This investigation aims to elucidate the elastic anatomy of fractures in laboratory rock specimens, using full-field ultrasonic measurements. To this end, a three-step testing paradigm is adopted, which includes:
ultrasonic testing of the intact rock,
fracturing, and
ultrasonic interrogation of the fractured rock.
Experiments are performed on a slab-like prismatic specimen of charcoal granite. The sample is illuminated under the plane stress condition, prior to and post-fracturing, by a shear piezoelectric transducer excited at 10 and 30 kHz. The generated (in-plane) wave motion in the specimen is then monitored over a rectangular region covering the fracture by a 3D scanning laser doppler vibrometer. After suitable signal processing, the full-field ultrasonic waveforms are used to:
reconstruct the curvilinear fracture geometry,
compute the maps of (heterogeneous) elastic modulus in the specimen, using the data interpretation technique known as elastography, and
recover the profiles of (heterogeneous) shear and normal specific stiffness along the fracture.

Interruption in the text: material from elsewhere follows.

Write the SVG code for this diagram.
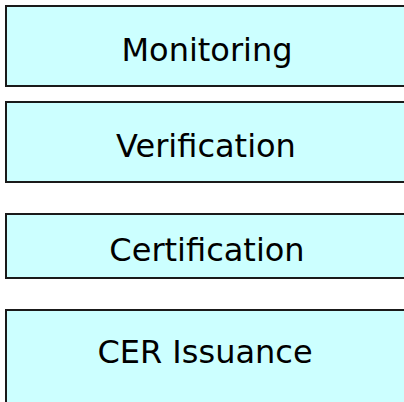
<svg xmlns="http://www.w3.org/2000/svg" width="404" height="402" viewBox="0 0 404 402">
  <style>
    .box { fill: #ccffff; stroke: #1a1a1a; stroke-width: 2; }
    .label { font-family: Tahoma, "DejaVu Sans", "Liberation Sans", sans-serif; font-size: 32px; fill: #000; text-anchor: middle; }
  </style>
  <rect width="404" height="402" fill="#ffffff"/>
  <g id="connectors"></g>
  <g id="monitoring">
    <rect class="box" x="6" y="6" width="410" height="80"/>
    <text class="label" x="207" y="61">Monitoring</text>
  </g>
  <g id="verification">
    <rect class="box" x="6" y="102" width="410" height="80"/>
    <text class="label" x="206" y="157">Verification</text>
  </g>
  <g id="certification">
    <rect class="box" x="6" y="214" width="410" height="64"/>
    <text class="label" x="207" y="261">Certification</text>
  </g>
  <g id="cer-issuance">
    <rect class="box" x="6" y="310" width="410" height="110"/>
    <text class="label" x="205" y="363">CER Issuance</text>
  </g>
</svg>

Fracturing-induced damage in rock and its elastic attributes, namely the reduction of elastic moduli in a local damage zone and heterogeneous contact condition at the fracture interface, are the subject of mounting interest in various facets of geophysical science and technology including energy production from unconventional resources (Baird et al., 2013; Verdon and Wustefeld, 2013; Taron and Elsworth, 2010), environmental protection (Place et al., 2014), seismology (McLaskey et al., 2012), mining (Gu, Morgenstern, and Robertson, 1993), and aseismic failure of rock faults (Calo', Dorbath, and Cornet, 2011). In principle the heterogeneous elastic contact along fractures and faults, which is often driven by a non-uniform stress distribution in the subsurface, can be effectively parametrized in terms of shear and normal specific stiffnesses, relating the contact traction to the jump in displacements across the interface (Schoenberg, 1980). These interfacial parameters – strongly correlated with the surface roughness, geostatic stress, material properties of the bulk rock, and characteristics of the pore/interfacial fluid, if any (Pyrak-Nolte and Morris, 2000) – play a critical role in the stability and strength analysis of rock discontinuities, and control the key characteristics of fracture networks in reservoirs. For example, the inhomogeneous contact condition is responsible for the progressive failure along discontinuities that may occur well before the frictional resistance of the entire interface is surpassed (Hedayat, Pyrak-Nolte, and Bobet, 2014; Eberhardt, Stead, and Coggan, 2004). Moreover, the hydraulic conductivity of subsurface discontinuities is directly related to the elastic nature of their interface (Pyrak-Nolte and Nolte, 2016). Therefore, a proper elastic representation of fractures in continuum models of the subsurface may lead to better understanding of subterranean fluid flow through fractured rock, and thus enhance the (gas/geothermal) reservoir prognosis (Pyrak-Nolte and Nolte, 2016).